I’ve been having trouble understanding what Chapter 28, Exercise 3 of Jumping into C++ is asking of me. The description is as follows (warning: it’s rather long):

Create a simple XML parser. XML is a basic formatting language, similar to HTML. The document is a
tree structure of nodes, of the form <node>[data]</node>, where [data] is either some text or another
nested node. XML nodes may have attributes, of the form <node attribute=”value”></node>. (The true
XML specification includes many more details, but that would be a lot more work to implement.) Your
parser should accept an interface class with several methods that it calls when something interesting
happens:

1) Whenever a node is read, it calls a method nodeStart, with the name of the node.

2) Whenever an attribute is read, it calls a method, attributeRead; this method should always
be called immediately after the nodeStart method for the node with which the attribute is
associated.

3) Whenever a node has body text, call nodeTextRead, with the content of the text, as a string. If
you have a situation like this <node>text<sub-node>text</sub-node>more text</node>, there
should be separate calls to nodeTextRead for the text before to the sub- node and the text
after the sub-node.

4) Whenever an end-node is read, call nodeEnd, with the name of the node.

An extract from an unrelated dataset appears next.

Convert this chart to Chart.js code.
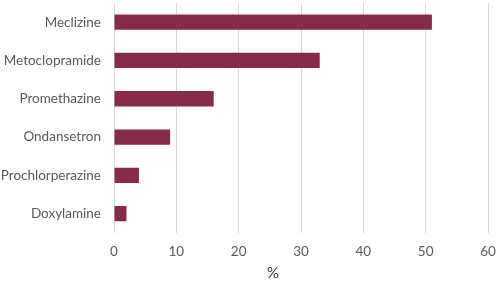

5) You may treat any < or > character as the start of a node. If an XML author wants < or > to
appear in the text, it should be written as &lt; or &gt; (for less-than and greater-than). Since
ampersands must also be escaped, they must appear as &amp;. You do not need to perform
translation of &lt; and &gt; or &amp; in your code, however.

Here are a few example XML documents for you to use as input test data:
<address-book>
<entry>
<name>Alex Allain</name>
<email>[email protected]</email>
</entry>
<entry>
<name>Joe Doe</name>
<email>[email protected]</email>
</entry>
</address-book>
And
<html>
<head>
<title>Doc title</title>
</head>
<body>This is a nice <a href="http://www.cprogramming.com">link</a> to
a website.</body>
</html>

To test that your parser is working correctly, you can write a piece of code that displays each element of
the file as it is parsed, and validate that it gets the elements that you expect. Or you can implement the
next exercise, which will show an example of your parser in use.


When it says “when a node is read, call nodeStart”, does it mean reading in the tag for the start of a node, or a whole node? If it’s the former, then the part about calling nodeEnd makes sense. But then, the part about calling attributeRead immediately after calling nodeStart wouldn’t make sense; I’m supposed to call attributeRead immediately when I read an attribute, which would never happen; I’d have to read in a bunch of characters first.

It also wouldn’t make sense if I’m supposed to call nodeStart after reading in a whole node, since an attribute wouldn’t necessarily follow it.

I’m also confused as to what these functions are supposed to do, exactly. My guess was that they just output what was read (with maybe some formatting), but that also conflicts with the issues I mentioned above. :/

I’d really appreciate help with this.